Zirngast analysiert in "Washington Post" das System Erdogan

Journalist ist seit September in der Türkei inhaftiert
Der seit September in der Türkei inhaftierte österreichische Journalist Max Zirngast hat in einem Beitrag für die "Washington Post" die Geschichte seiner Festnahme erzählt und Einschätzungen der Erdogan-Regierung mitgeteilt. "Meine Verhaftung war eine perverse Bestätigung des Autoritarismus, den ich in den vergangenen paar Jahren aufgezeichnet habe und gegen den ich aufgetreten bin", so Zirngast.

Der Text mit dem Titel "Ich bin ein Journalist in einem türkischen Gefängnis. Warum hat Erdogan Angst vor Menschen wie mir?" fasst Briefe des Steirers zusammen, die er nach Österreich an die Kampagne geschickt hat, die sich für seine Freilassung einsetzt und über die die APA berichtet hat. Darin kritisierte er u.a. auch die Haftbedingungen.

Zirngast befindet sich im Sincan-Gefängnis in Ankara. Anklage gegen ihn wurde nach wie vor nicht erhoben, wie der Student und Autor auch in der "Washington Post" betonte. Der Verdacht gegen den Aktivisten lautet seinen Anwälten zufolge auf Mitgliedschaft in einer linksgerichteten "terroristischen Vereinigung". Bei einer Verurteilung drohen ihm bis zu zehn Jahre Haft. "Sie nahmen davon Abstand, mich offiziell anzuklagen, stattdessen halten sie mich auf Basis vager Terrorwürfe fest", schreibt Zirngast in der "Post" (online vom Freitag, 30. November).

Gegenstand seiner Befragung durch den Staatsanwalt war laut Zirngast u. a. ein Artikel von ihm für das linke US-Magazin "Jacobin". Darin solle er laut Vorwurf den türkischen Präsidenten Recep Tayyip Erdogan beleidigt haben. In der Türkei steht Präsidentenbeleidigung unter Strafe. Zahlreiche Verfahren laufen dazu etwa gegen Künstler, Satiriker oder Oppositionspolitiker; Hunderte ließ Erdogan selbst einleiten.

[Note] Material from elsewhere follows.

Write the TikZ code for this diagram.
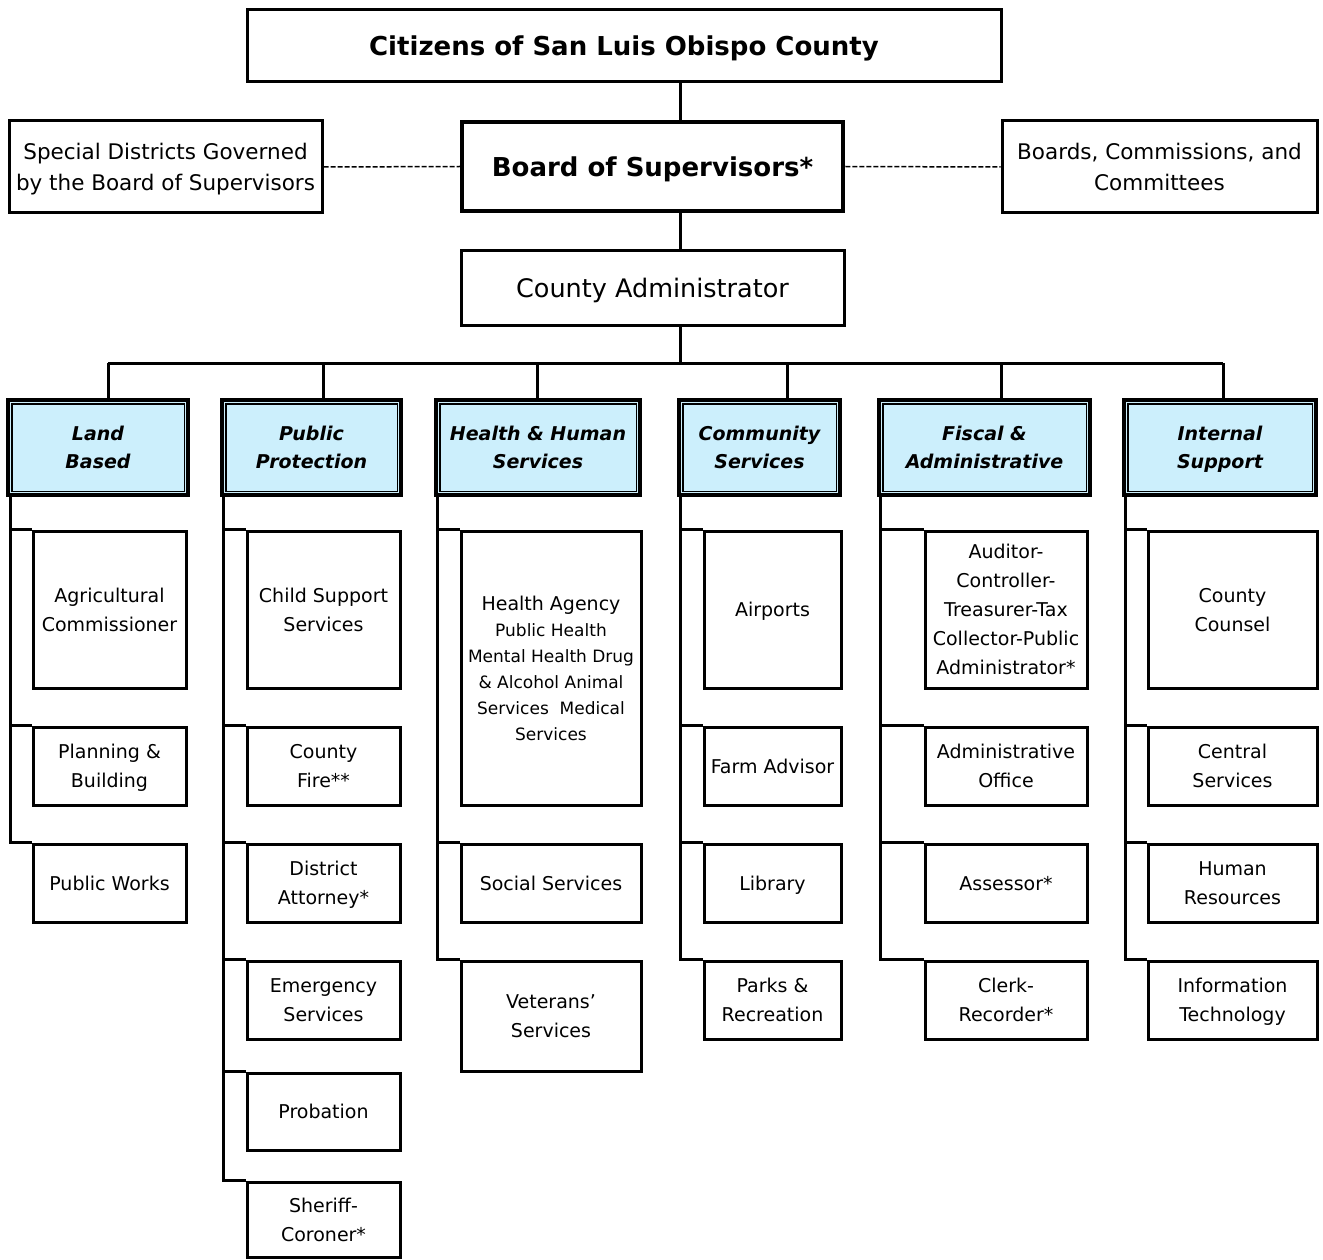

Für Aufsehen sorgte 2016 die Anzeige des deutschen Satirikers Jan Böhmermann wegen eines Schmähgedichts auf den Staatschef, was mangels Zugriffs der türkischen Justiz keine strafrechtlichen Folgen hatte.

Sein Fall und die Fälle anderer in der Türkei inhaftierter Publizisten - laut Reporter ohne Grenzen sind es mehrere Dutzend - strafe die Ansicht, dass Erdogan in irgendeiner Weise an Pressfreiheit oder Menschenrechte glaube, Lügen. Dabei versuche Erdogan gerade rund um den Fall des im Oktober im saudi-arabischen Konsulat in Istanbul getöteten saudi-arabischen Journalisten Jamal Khashoggi ein solches Image zu pflegen, so Zirngast weiter in seinem Beitrag. Unter immensem internationalen Druck hatte Saudi-Arabien die Tötung des Regimekritikers Khashoggi zugegeben. Die genauen Hintergründe sind noch nicht ganz klar. Eine persönliche Verwicklung des saudischen Kronprinzen Mohammed bin Salman steht im Raum. Erdogan hatte Mitte November bestätigt, dass seine Regierung im Besitz von Aufnahmen aus dem Konsulat zum Mord an Khashoggi sei und tritt in der Causa als unverbrüchlicher Verfechter der Rechtsstaatlichkeit auf, der auf vollständige Aufklärung des Journalistenmordes pocht.

Zirngast prangert in der " Washington Post" auch die Unterdrückung von Aktivisten, die für die Rechte der Kurden in der Türkei eintreten, sowie von Anhängern des islamischen Predigers Fethullah Gülen, den Erdogan für den Putschversuch vom Sommer 2016 verantwortlich macht, an und spart auch hier nicht mit Kritik an dem Präsidenten. "Diese Art von mutwilliger Repression ruft nichts als Zorn und Hoffnungslosigkeit hervor", analysiert Zirngast. Das, was in der Türkei derzeit unter "Terrorismus" verstanden und unter diesem Vorwand niedergeschlagen werde, "wird nur noch mehr Erbitterung gegen das Regime hervorrufen in den kommenden Jahren".